The weekend arrived well enough as I went to work on Friday and headed out that night destined for what I hoped would be a great weekend of hunting. My arrival was round 10:00 pm. After getting settled in and getting a late bite to eat we finally got to check the weather forecast for the next day. What we found was discouraging at best. The forecast had changed and the window of good weather we were hoping to hunt had dwindled to just a few hours. Hunting should be good until about 10 am the next morning but after that the temperature would drop 20 degrees, rain was imminent, and wind was expected to reach 20mph+. While definitely not an ideal situation the optimism that only hunters possess was ever present. I remember our discussion after that point and someone said “someone is going to kill a good buck tomorrow, but they are going to have to do it early.”
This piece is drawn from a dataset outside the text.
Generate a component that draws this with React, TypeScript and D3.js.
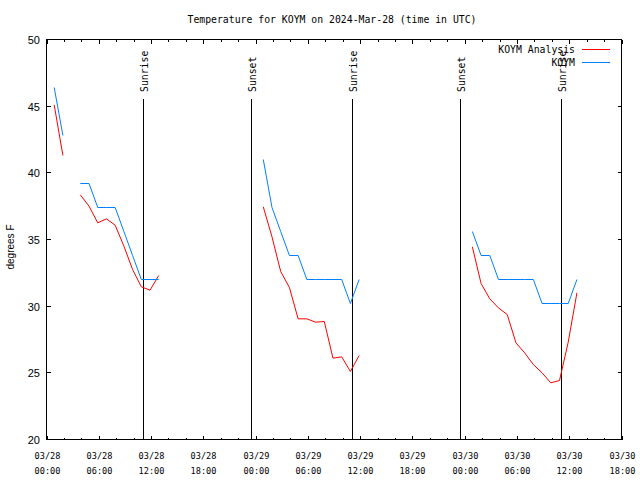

The next morning, we left the house well before daylight and headed to the farm we planned to hunt. The ATV was unloaded from the trailer, backpacks were filled, headlamps were switched on, and we headed out into the dark. I climbed into my ladder stand about 20 minutes later. It was early, and dark, and warm. I knew cold and wet weather was coming but for now it was calm, warm, and dry. Slowly, the dark gave way to light and reveled a gray, cloudy, sky. There was still no wind but surely it was definitely coming. After about 30 minutes on stand I realized I had put one too many layers on before daylight and was forced to shed my outermost layer, leaving me hunting in a t-shirt and a heavy sweatshirt in mid-November. I settled into my stand as the woods came to life. It is an incredible thing that happens when you are on a deer stand. If you do it right, you become part of the environment. Squirrels and birds go about their normal business completely unaware of your presence and for a time you are privy to a show that only plays in the deer woods in November.
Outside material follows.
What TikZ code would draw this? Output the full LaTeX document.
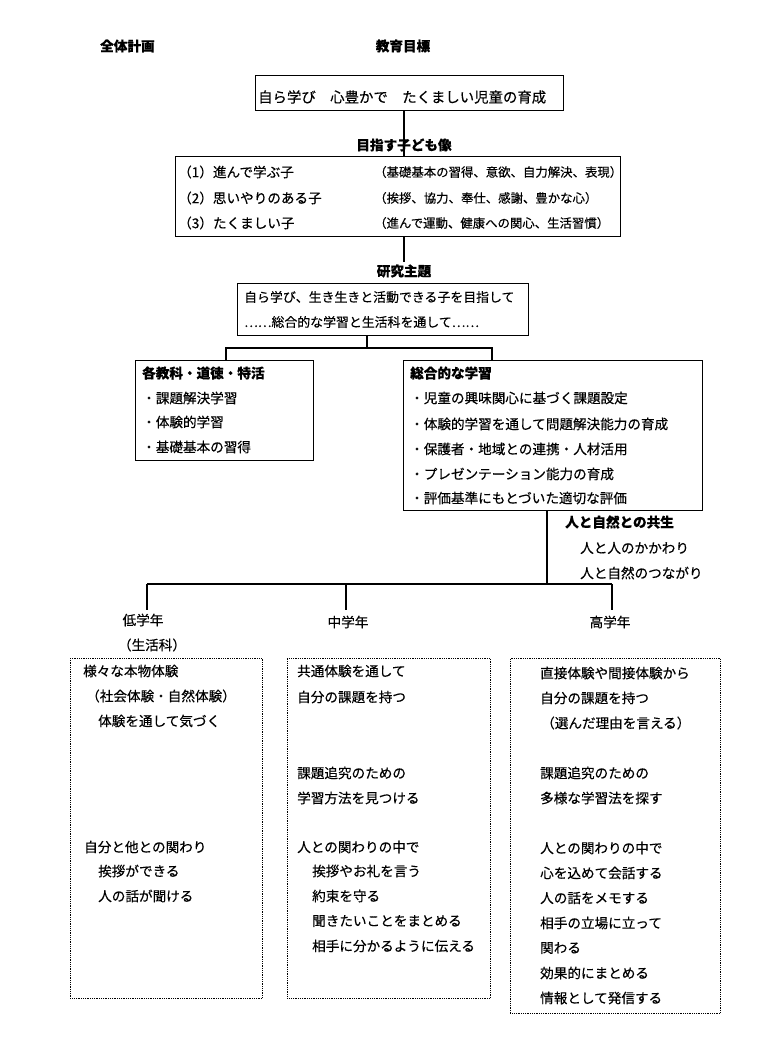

Sitting in that stand I was enjoying the warm weather and the beginning of my weekend when I heard leaves. I could tell right away that it was a deer so I slowly turned and started looking for the source of the noise. A small doe was walking up the ridge toward me. There was another deer behind her but I couldn’t make out what it was. A third deer came from even further down the mountain than the previous two, passed one deer, and headed straight toward the one closest to me. What turned out to be a small buck chased the doe closest to me across the point I was sitting on and back down the mountain into a thicket. The remaining doe stayed close by but didn’t seem alarmed. The next 15 minutes or so consisted of watching the small buck chase does below me. It was too thick to get a great look at any of the deer but I could tell none of them were what I was looking for. I heard another sound, but this one wasn’t from the same place, it was further over and closer to the low gap that I had hoped to see deer in. I scanned that area and quickly picked out a fairly large bodied deer. A quick look confirmed that not only was it a buck, but a solid shooter buck at that. I pulled the rifle into position and looked through my scope. “Outstanding, this deer is going to walk right up the ridge and give me a wide open shot at about 60 yards.” He was calm and angled in the right direction but then the thought occurred to me, “I can see the deer now, I have a good shot now, why wait for him to walk further and risk something going wrong?” With my mind made up to take the shot now I clicked the safety off as quietly as I could and settled the crosshairs on the buck’s shoulder. It was a quartering toward shot but the rifle should be able to go through the shoulder the vitals and out behind the other shoulder.
At the shot the deer ran straight away from me. His head and tail were down but he ran fast and hard. Although I felt good about the shot there is always a nervous element present when you have to track a deer. I waited about 10 minutes before tracking. Because I am color blind I struggle to find blood on a tracking job. Instead, I look for tracks and trails that indicate the path of travel. I slowly worked downhill toward the thicker woods the deer had come from. Finally, I looked up and saw the buck’s left horn sticking up over a small log. Nervousness immediately gave way to excitement and relief as I looked at the 8-point buck in front of me. The time was around 8:00am. A good buck had been killed and it had been done early. After a brief moment to give thanks and a much longer moment to field dress the deer the excitement and relief I had experienced for such a short time gave way to a much more pressing matter, I had to drag this deer uphill for a long way to get him out of here. Thank goodness hunters are so optimistic!
Note: Within two hours of killing this buck the weather had turned terrible. 15-20 mph winds and a 20 degree temperature drop were accompanied by intermittent heavy rain. There were no more bucks killed in our group that weekend.